В Ленинграде к этому дню проспекты украсили "кумачом", на площадях выступали артисты и играли оркестры. Поэтому мы с Венькой закончили свои дела в КБ пораньше и пошли поболтаться по городу. К вечеру мысли о жареных макаронах затмили флаги и иллюминацию, и мы пришли домой. Нас встретила встревоженная хозяйка: "За вами несколько раз приходили с работы, вас ищут по городу". Мы поспешили на Гоголя. КБ оказалось не закрытым, кабинеты не опечатанными. Ждали двоих шпионов-студентов, которые не сдали в спецчасть взятые утром материалы с грифом "Совершенно секретно". Они содержали описание английской радиолокационной станции довоенной эпохи. (Видимо, тогда разведка стянула и до сих пор скрывала эти, вряд ли кого интересующие, секреты).
Хорошо, что к нам не отнеслись серьёзно, поругали и отпустили на волю.
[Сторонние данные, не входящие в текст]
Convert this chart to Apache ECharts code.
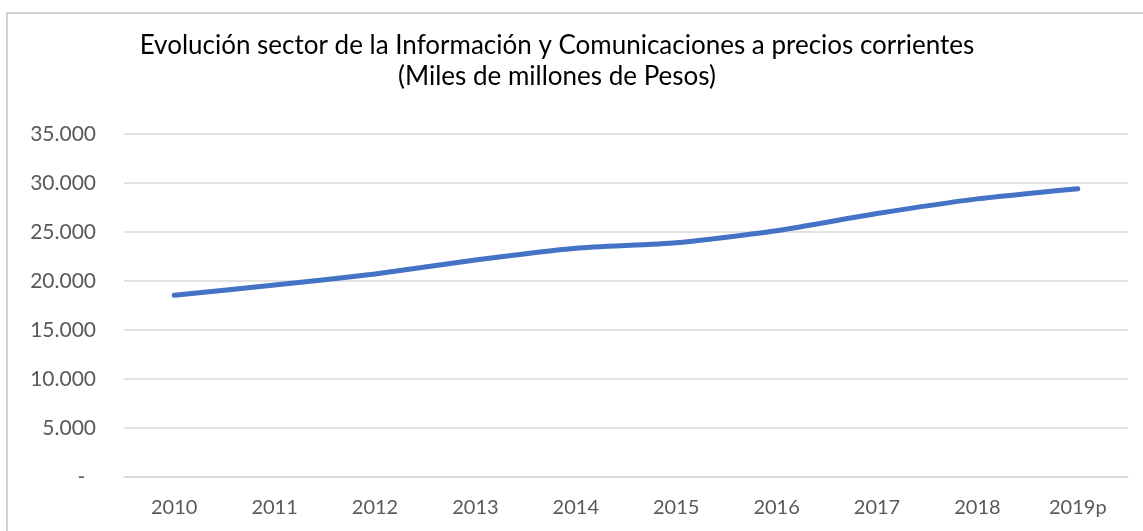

Для моего напарника практика оказалась особенно плодотворной. После защиты его послали на работу в Ленинград, где он женился на библиотекарше из того самого КБ. Немного спустя, при встрече я удивился его удаче, девушка была, что надо. Венька поделился опытом: "Зашёл почитать газету, смотрю - среди книг кто-то шевелится, сдул пыль, оказалась симпатичная, записался в читатели". Помнится, показали мне и дочку, хорошенькую и развитую явно не по возрасту.
Мне тоже следовало подумать о будущем. Я зашёл в приёмную комиссию знаменитого ЛЭТИ, рассказал о своей специальности и возможном окончании техникума "с отличием". Мне любезно ответили, что сможете поступить к нам без экзаменов в числе 5% отличников.
Однако после защиты, хотя я и попал в эту категорию, в Ленинграде пока не оказался. Выяснилось в техникуме, что, хотя этот выпускник и отличник, но его не пошлют на работу в Ленинград или другое хорошее место, да и вообще он был принят на такую специальность непонятно почему. Видимо, дядя Виля что-то говорил маме по этому поводу, я видел растерянность на их лицах. Мама сказала: "Ты будешь там совсем один. Может, пойдёшь в наш институт, тоже станешь инженером?" Позднее мне не раз случалось видеть на лицах очень расположенных ко мне людей это странное выражение - одновременно тревоги, гнева, сочувствия и растерянности.
Спустя годы, я ещё вернусь в этот город, и он не обманет мои мечты.